------ Dataset content ------
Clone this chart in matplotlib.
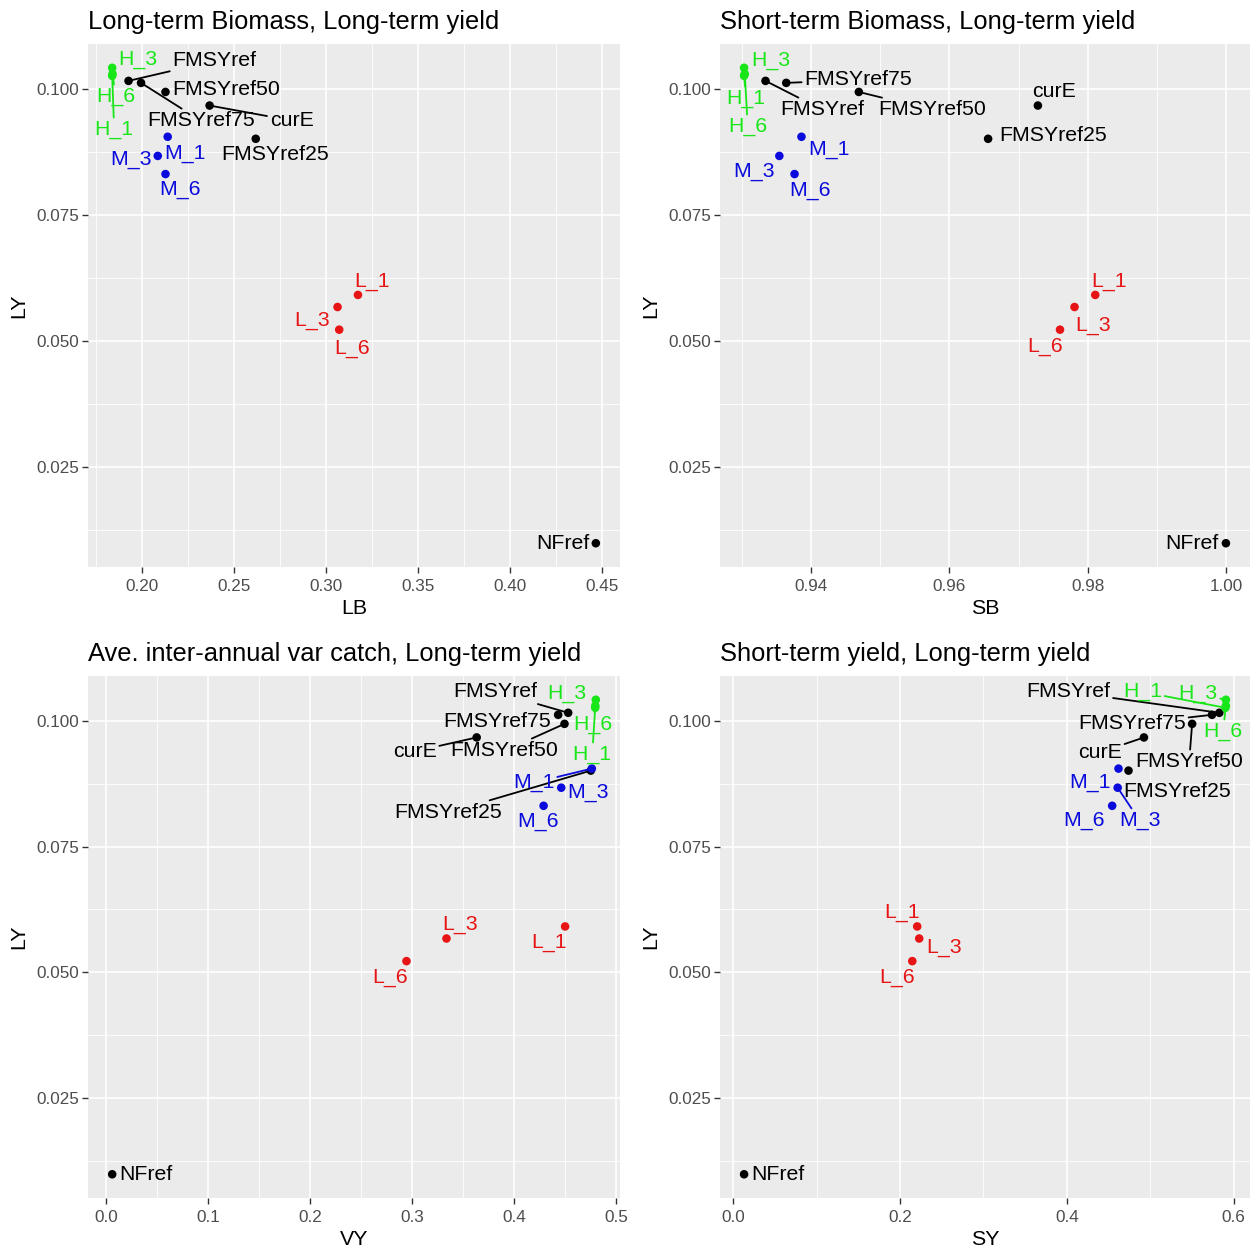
import matplotlib
matplotlib.use('Agg')
import matplotlib.pyplot as plt
from matplotlib.ticker import MultipleLocator, FormatStrFormatter

plt.rcParams['font.family'] = ['Liberation Sans', 'DejaVu Sans']

# ---------------- data ----------------
names = ['curE', 'FMSYref', 'FMSYref25', 'FMSYref50', 'FMSYref75', 'NFref',
         'H_1', 'H_3', 'H_6', 'M_1', 'M_3', 'M_6', 'L_1', 'L_3', 'L_6']
group = ['ref', 'ref', 'ref', 'ref', 'ref', 'ref',
         'H', 'H', 'H', 'M', 'M', 'M', 'L', 'L', 'L']
LY = [0.0967, 0.1016, 0.0901, 0.0994, 0.1012, 0.0098,
      0.1026, 0.1042, 0.1030, 0.0905, 0.0867, 0.0831, 0.0591, 0.0567, 0.0522]
LB = [0.2366, 0.1925, 0.2617, 0.2126, 0.1993, 0.4467,
      0.1836, 0.1836, 0.1838, 0.2138, 0.2084, 0.2126, 0.3173, 0.3062, 0.3071]
SB = [0.9728, 0.9334, 0.9656, 0.9469, 0.9364, 1.0000,
      0.9303, 0.9303, 0.9304, 0.9386, 0.9354, 0.9376, 0.9811, 0.9781, 0.9760]
VY = [0.3633, 0.4530, 0.4752, 0.4494, 0.4432, 0.0060,
      0.4795, 0.4801, 0.4796, 0.4762, 0.4462, 0.4289, 0.4500, 0.3337, 0.2945]
SY = [0.4925, 0.5829, 0.4740, 0.5503, 0.5741, 0.0130,
      0.5902, 0.5908, 0.5908, 0.4620, 0.4610, 0.4544, 0.2206, 0.2230, 0.2147]

titles = ['Long-term Biomass, Long-term yield',
          'Short-term Biomass, Long-term yield',
          'Ave. inter-annual var catch, Long-term yield',
          'Short-term yield, Long-term yield']
xlabels = ['LB', 'SB', 'VY', 'SY']
xvals = [LB, SB, VY, SY]
xmajor = [0.05, 0.02, 0.1, 0.2]
xfmt = ['%.2f', '%.2f', '%.1f', '%.1f']

# ---------------- styling ----------------
colors = {'ref': '#000000', 'H': '#19E619', 'M': '#0A0ADC', 'L': '#E61414'}

# label offsets in pixels (dx, dy, draw segment) per panel
offsets = [
    {'H_3': (26, 8, False), 'H_6': (3, -23, True), 'H_1': (2, -54, True),
     'FMSYref': (86, 20, True), 'FMSYref75': (60, -38, True),
     'FMSYref50': (61, 2, False), 'curE': (82, -15, True),
     'FMSYref25': (19, -16, False), 'M_1': (17, -17, False),
     'M_3': (-27, -4, False), 'M_6': (15, -15, False),
     'L_1': (14, 13, False), 'L_3': (-25, -13, False), 'L_6': (13, -19, False),
     'NFref': (-33, 0, False)},
    {'H_3': (27, 7, False), 'H_1': (2, -23, True), 'H_6': (3, -53, True),
     'FMSYref': (57, -29, True), 'FMSYref75': (72, 3, True),
     'FMSYref50': (73, -18, True), 'curE': (16, 14, False),
     'FMSYref25': (65, 3, False), 'M_1': (27, -13, False),
     'M_3': (-25, -16, False), 'M_6': (15, -16, False),
     'L_1': (14, 13, False), 'L_3': (19, -18, False), 'L_6': (-15, -17, False),
     'NFref': (-34, 0, False)},
    {'H_3': (-29, 6, False), 'H_6': (-2, -19, True), 'H_1': (-3, -47, True),
     'FMSYref': (-73, 21, True), 'FMSYref75': (-61, -7, False),
     'FMSYref50': (-60, -27, True), 'curE': (-62, -14, True),
     'FMSYref25': (-143, -42, True), 'M_1': (-58, -14, True),
     'M_3': (27, -5, False), 'M_6': (-6, -16, False),
     'L_1': (-16, -16, False), 'L_3': (14, 14, False), 'L_6': (-16, -16, False),
     'NFref': (34, 0, False)},
    {'H_3': (-28, 6, True), 'H_1': (-83, 16, True), 'H_6': (-3, -26, True),
     'FMSYref': (-151, 21, True), 'FMSYref75': (-80, -9, True),
     'FMSYref50': (-3, -38, True), 'curE': (-44, -15, True),
     'FMSYref25': (49, -21, False), 'M_1': (-29, -14, False),
     'M_3': (22, -33, True), 'M_6': (-28, -15, False),
     'L_1': (-15, 14, False), 'L_3': (25, -9, False), 'L_6': (-15, -16, False),
     'NFref': (34, 0, False)},
]

W, H = 1256, 1253
fig = plt.figure(figsize=(W / 100, H / 100), dpi=100)
fig.patch.set_facecolor('white')

boxes = [(88, 44, 620, 567), (720, 44, 1250, 567),
         (88, 676, 620, 1198), (720, 676, 1250, 1198)]

for i in range(4):
    x0, y0, x1, y1 = boxes[i]
    ax = fig.add_axes([x0 / W, 1 - y1 / H, (x1 - x0) / W, (y1 - y0) / H])
    ax.set_facecolor('#EBEBEB')
    for s in ax.spines.values():
        s.set_visible(False)
    xs = xvals[i]
    cols = [colors[g] for g in group]
    ax.scatter(xs, LY, s=38, c=cols, linewidths=0, zorder=3)
    ax.margins(0.05)
    ax.xaxis.set_major_locator(MultipleLocator(xmajor[i]))
    ax.xaxis.set_minor_locator(MultipleLocator(xmajor[i] / 2))
    ax.yaxis.set_major_locator(MultipleLocator(0.025))
    ax.yaxis.set_minor_locator(MultipleLocator(0.0125))
    ax.xaxis.set_major_formatter(FormatStrFormatter(xfmt[i]))
    ax.yaxis.set_major_formatter(FormatStrFormatter('%.3f'))
    ax.grid(which='major', color='white', linewidth=1.2)
    ax.grid(which='minor', color='white', linewidth=0.6)
    ax.set_axisbelow(True)
    ax.tick_params(which='major', length=4, width=1.0, color='#333333',
                   labelcolor='#4D4D4D', labelsize=12.3)
    ax.tick_params(axis='x', which='major', pad=4.5)
    ax.tick_params(axis='y', which='major', pad=2.5)
    ax.tick_params(which='minor', length=0)
    ax.set_xlabel(xlabels[i], fontsize=15.4, labelpad=4)
    ax.set_ylabel('LY', fontsize=15.4, labelpad=6)
    ax.set_title(titles[i], loc='left', fontsize=18.4, pad=11)

    for n, g, xv, yv in zip(names, group, xs, LY):
        dx, dy, seg = offsets[i][n]
        c = colors[g]
        kw = {}
        if seg:
            kw['arrowprops'] = dict(arrowstyle='-', color=c, lw=1.3,
                                    shrinkA=0, shrinkB=3)
        ax.annotate(n, (xv, yv), xytext=(dx, dy), textcoords='offset pixels',
                    ha='center', va='center', fontsize=15.3, color=c,
                    zorder=4, **kw)

fig.savefig('out.png', dpi=100)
------
• **Exercise aim**:
For each line above that contains the word "matplotlib", copy that line.

• **Output**:
Clone this chart in matplotlib.
import matplotlib
matplotlib.use('Agg')
import matplotlib.pyplot as plt
from matplotlib.ticker import MultipleLocator, FormatStrFormatter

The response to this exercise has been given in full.